It’s tempting to see the news that Bill Daley is leaving as White House chief of staff — to be replaced by budget director Jack Lew — as a triumph of the new populist Obama over the old bipartisan and reconciliatory Obama. While there’s a grain of truth in that reading, it’s overstated.
Bill Daley’s departure is not exactly heartbreaking news for Hill Democrats and liberals, because Daley is directly associated with many of the failings liberal Dems saw in the White House before Obama’s turn towards a more aggressive populism. Daley was brought in to repair relations with the business community, at a time (as liberals argued at the time) when literally nothing could have ever gotten corporate leaders and Republicans from from tarring Obama as anti-business. Daley’s olive branch went unrewarded, confirming liberal suspicions about the folly of hoping for improved relations.
Liberals also saw Daley as representative of a kind of hidebound Beltway conventional wisdom that Obama’s election was supposed to be a reaction against. When the pick of Daley as chief of staff was first announced, many liberals took note of a Post Op ed he published in December of 2009 urging Obama to tack to the center. While the subsequent decision to pass health reform arguably didn’t work out politically for the White House, many liberals nonetheless have continued to hope for a chief of staff who would aggressively advocate the liberal case internally, not warn Obama against making it.
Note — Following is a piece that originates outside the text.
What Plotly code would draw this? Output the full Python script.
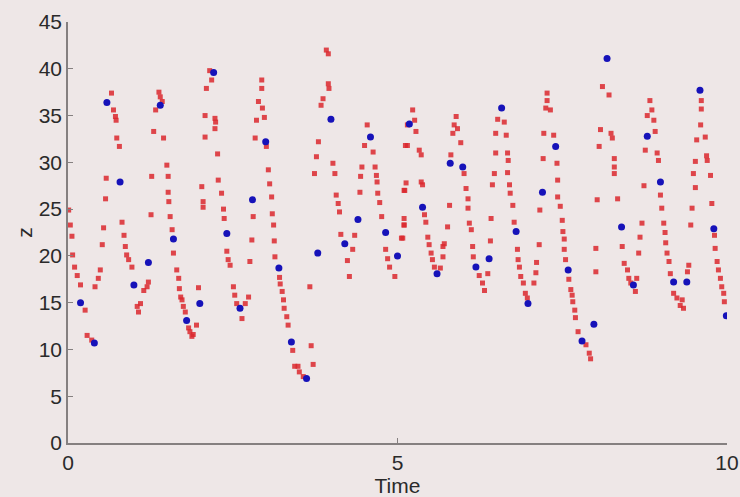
import plotly.graph_objects as go

# Red trajectory/ensemble points (time, z)
red_t = [0.01, 0.035, 0.06, 0.07, 0.10, 0.14, 0.19, 0.26, 0.29, 0.36,
         0.41, 0.46, 0.49, 0.52, 0.54, 0.57, 0.58, 0.66, 0.69, 0.72,
         0.73, 0.74, 0.78, 0.82, 0.85, 0.87, 0.89, 0.92, 0.97, 1.05,
         1.10, 1.07, 1.15, 1.20, 1.22, 1.26, 1.27, 1.30, 1.33, 1.38,
         1.40, 1.43, 1.45, 1.50, 1.52, 1.52, 1.53, 1.55, 1.58, 1.60,
         1.65, 1.68, 1.69, 1.71, 1.73, 1.75, 1.78, 1.83, 1.85, 1.88,
         1.90, 1.95, 1.98, 2.03, 2.05, 2.05, 2.08, 2.08, 2.10, 2.15,
         2.18, 2.23, 2.24, 2.23, 2.27, 2.28, 2.33, 2.36, 2.37, 2.41,
         2.43, 2.46, 2.51, 2.53, 2.56, 2.64, 2.69, 2.74, 2.76, 2.79,
         2.81, 2.84, 2.86, 2.89, 2.94, 2.94, 2.95, 2.98, 3.01, 3.04,
         3.06, 3.09, 3.10, 3.12, 3.13, 3.14, 3.21, 3.22, 3.25, 3.27,
         3.28, 3.32, 3.34, 3.41, 3.44, 3.49, 3.51, 3.57, 3.67, 3.69,
         3.72, 3.74, 3.77, 3.80, 3.84, 3.87, 3.92, 3.95, 3.95, 3.96,
         4.02, 4.05, 4.07, 4.10, 4.12, 4.14, 4.24, 4.27, 4.32, 4.35,
         4.43, 4.44, 4.46, 4.50, 4.54, 4.63, 4.66, 4.68, 4.69, 4.70,
         4.73, 4.76, 4.82, 4.85, 4.88, 4.96, 5.06, 5.10, 5.11, 5.12,
         5.15, 5.23, 5.26, 5.28, 5.15, 5.33, 5.36, 5.13, 5.10, 5.36,
         5.38, 5.41, 5.43, 5.10, 5.10, 5.08, 5.46, 5.48, 5.51, 5.53,
         5.56, 5.65, 5.69, 5.69, 5.71, 5.76, 5.79, 5.81, 5.84, 5.86,
         5.89, 5.91, 5.96, 6.01, 6.04, 6.07, 6.07, 6.09, 6.12, 6.14,
         6.15, 6.24, 6.29, 6.32, 6.37, 6.41, 6.42, 6.44, 6.47, 6.49,
         6.49, 6.52, 6.62, 6.65, 6.67, 6.68, 6.67, 6.70, 6.71, 6.75,
         6.77, 6.82, 6.83, 6.85, 6.87, 6.91, 6.94, 6.97, 7.07, 7.10,
         7.11, 7.15, 7.16, 7.21, 7.22, 7.25, 7.27, 7.27, 7.32, 7.37,
         7.42, 7.43, 7.43, 7.47, 7.50, 7.51, 7.53, 7.53, 7.55, 7.60,
         7.63, 7.65, 7.66, 7.69, 7.70, 7.74, 7.86, 7.91, 7.93, 8.01,
         8.01, 8.03, 8.06, 8.08, 8.11, 8.21, 8.24, 8.26, 8.29, 8.29,
         8.29, 8.34, 8.41, 8.44, 8.49, 8.51, 8.54, 8.63, 8.61, 8.66,
         8.68, 8.71, 8.74, 8.76, 8.79, 8.83, 8.86, 8.89, 8.91, 8.94,
         8.96, 8.99, 9.01, 9.04, 9.06, 9.07, 9.09, 9.12, 9.14, 9.19,
         9.24, 9.29, 9.34, 9.32, 9.40, 9.42, 9.45, 9.47, 9.52, 9.49,
         9.52, 9.54, 9.60, 9.61, 9.61, 9.67, 9.69, 9.70, 9.75, 9.77,
         9.81, 9.82, 9.85, 9.87, 9.90, 9.92, 9.95, 9.96]
red_z = [24.9, 23.3, 22.1, 20.1, 18.8, 17.9, 16.9, 14.2, 11.5, 11.0,
         16.7, 17.6, 18.5, 21.2, 23.0, 26.1, 28.3, 37.4, 35.6, 34.9,
         34.5, 32.6, 31.7, 23.6, 22.2, 21.0, 20.1, 19.6, 18.8, 14.6,
         14.9, 14.0, 16.3, 16.7, 17.2, 24.4, 28.5, 33.3, 35.6, 37.5,
         37.0, 36.5, 32.6, 29.7, 28.5, 26.8, 25.8, 24.2, 22.8, 20.3,
         18.5, 17.6, 16.5, 15.6, 15.3, 14.6, 14.0, 12.3, 11.9, 11.4,
         11.6, 12.6, 16.6, 27.4, 25.8, 25.2, 35.0, 32.7, 37.9, 39.8,
         38.8, 34.7, 34.3, 33.6, 30.9, 28.1, 26.7, 25.0, 24.0, 20.5,
         19.6, 19.0, 16.7, 15.8, 14.9, 13.3, 14.9, 15.6, 19.4, 21.7,
         24.2, 32.6, 34.5, 36.5, 38.8, 37.9, 35.8, 34.8, 31.7, 29.2,
         27.7, 26.3, 24.5, 23.3, 21.6, 19.9, 17.7, 17.0, 16.2, 15.3,
         14.4, 13.5, 12.6, 9.9, 8.2, 8.2, 7.6, 7.1, 16.7, 10.4,
         8.4, 28.8, 30.6, 32.2, 36.1, 36.8, 42.0, 41.6, 38.4, 37.9,
         29.9, 28.8, 26.5, 25.6, 24.7, 22.3, 19.5, 17.8, 20.7, 22.2,
         26.8, 28.5, 29.5, 31.8, 34.0, 31.1, 29.5, 28.6, 27.9, 26.7,
         25.7, 24.2, 20.7, 19.7, 18.8, 17.8, 21.9, 23.3, 27.0, 31.8,
         34.0, 35.6, 34.5, 33.3, 31.8, 31.3, 30.8, 27.8, 27.0, 27.9,
         27.6, 24.4, 23.6, 24.0, 23.3, 21.9, 22.0, 21.2, 20.3, 19.6,
         18.8, 18.7, 19.9, 21.0, 21.3, 23.1, 25.4, 30.8, 33.1, 34.0,
         34.9, 33.6, 32.1, 28.8, 27.2, 26.1, 25.1, 23.5, 22.8, 21.0,
         19.9, 17.9, 17.1, 16.3, 18.1, 21.6, 24.0, 27.6, 28.8, 31.0,
         33.1, 34.6, 34.3, 32.9, 31.0, 30.2, 28.9, 27.6, 26.7, 25.4,
         23.6, 20.7, 19.6, 18.8, 17.8, 17.1, 16.0, 15.5, 17.1, 18.2,
         19.3, 21.2, 24.9, 30.4, 33.1, 35.8, 36.6, 37.4, 35.6, 32.9,
         29.9, 28.1, 26.3, 25.3, 23.8, 22.6, 21.8, 20.7, 19.6, 17.5,
         16.4, 15.8, 15.1, 14.2, 13.4, 11.9, 10.5, 9.6, 9.0, 18.3,
         20.8, 26.0, 31.7, 33.5, 38.1, 37.2, 33.1, 32.6, 30.4, 29.5,
         28.8, 26.1, 21.0, 19.2, 18.5, 17.6, 17.1, 17.6, 16.2, 20.3,
         22.0, 23.5, 27.5, 31.3, 35.0, 36.6, 35.6, 34.5, 33.3, 31.0,
         30.2, 26.5, 25.1, 23.5, 22.5, 21.4, 20.3, 19.4, 18.1, 16.0,
         15.5, 14.7, 14.4, 15.3, 18.3, 19.0, 23.3, 25.1, 27.3, 28.8,
         30.1, 32.4, 34.0, 35.7, 36.6, 32.7, 30.7, 30.2, 28.6, 25.6,
         22.2, 20.8, 19.4, 18.5, 17.6, 16.7, 16.0, 15.1]

# Blue observation points (time, z)
blue_t = [0.19, 0.40, 0.59, 0.79, 1.00, 1.22, 1.40, 1.60, 1.80, 2.00,
          2.21, 2.41, 2.61, 2.80, 3.00, 3.20, 3.39, 3.62, 3.79, 3.99,
          4.20, 4.40, 4.59, 4.82, 5.00, 5.18, 5.38, 5.60, 5.80, 5.99,
          6.19, 6.39, 6.58, 6.80, 6.98, 7.20, 7.40, 7.59, 7.80, 7.98,
          8.18, 8.40, 8.58, 8.79, 8.99, 9.19, 9.39, 9.59, 9.80, 9.99]
blue_z = [15.0, 10.7, 36.4, 27.9, 16.9, 19.3, 36.1, 21.8, 13.1, 14.9,
          39.6, 22.4, 14.4, 26.0, 32.2, 18.7, 10.8, 6.9, 20.3, 34.6,
          21.3, 23.9, 32.7, 22.5, 20.0, 34.1, 25.2, 18.1, 29.9, 29.5,
          18.8, 19.7, 35.8, 22.6, 14.9, 26.8, 31.7, 18.5, 10.9, 12.7,
          41.1, 23.1, 16.9, 32.8, 27.9, 17.2, 17.2, 37.7, 22.9, 13.6]

x_ticks = [0, 5, 10]
y_ticks = [0, 5, 10, 15, 20, 25, 30, 35, 40, 45]

bg = "#eee7e7"
fig = go.Figure()
fig.add_trace(go.Scatter(x=red_t, y=red_z, mode="markers",
                         marker=dict(color="rgb(218,40,46)", size=5, symbol="square",
                                     opacity=0.85, line=dict(width=0)),
                         hoverinfo="skip", showlegend=False))
fig.add_trace(go.Scatter(x=blue_t, y=blue_z, mode="markers",
                         marker=dict(color="rgb(22,18,185)", size=7,
                                     line=dict(width=0)),
                         hoverinfo="skip", showlegend=False))

axis_font = dict(family="Liberation Sans, Arial, sans-serif", size=21, color="#2a2a2a")
fig.update_layout(
    width=740, height=497,
    paper_bgcolor=bg, plot_bgcolor=bg,
    margin=dict(l=68, r=13, t=22, b=54),
    font=axis_font,
    xaxis=dict(range=[0, 10], tickvals=x_ticks, ticktext=[str(v) for v in x_ticks],
               showgrid=False, zeroline=False, showline=True, linecolor="#858080",
               linewidth=1.5, ticks="inside", ticklen=5, tickcolor="#858080",
               automargin=False, tickfont=axis_font,
               title=dict(text="Time", font=axis_font, standoff=0)),
    yaxis=dict(range=[0, 45], tickvals=y_ticks, ticktext=[str(v) for v in y_ticks],
               showgrid=False, zeroline=False, showline=True, linecolor="#858080",
               linewidth=1.5, ticks="inside", ticklen=5, tickcolor="#858080",
               automargin=False, tickfont=axis_font,
               title=dict(text="z", font=axis_font, standoff=0)),
)
fig.write_html(
    "out.html",
    config={"displayModeBar": False},
    post_script="document.body.style.margin='0';"
                "document.body.style.background='#eee7e7';"
                "document.body.style.overflow='hidden';",
)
Lew, unlike Daley, is not known for building bridges to the business community; and he’s probably more populist than Daley. But Lew is really more of a Clinton-style technocrat than a populist; he, too, has been on the receiving end of anger from Hill Dems over his alleged willingness to deal with House Republicans. So we shouldn’t overstate the larger meaning of this change.
Still, the Obama that emerged after the debt ceiling debacle — free of the illusion of the possibility of compromise with Republicans; unabashed in making a populist economic case; indifferent to arbitrary Beltway consensus about what constitutes the “center” of American politics — is in many ways at odds with what Daley seemed, at least to liberals, to represent. Daley’s departure — he will now return to Chicago to be co-chair of the Obama campaign — neatly dovetails with the more visible changes we’re seeing as the White House shifts into a more aggressive and confrontational posture towards Republicans and, inevitably, their Wall Street backers.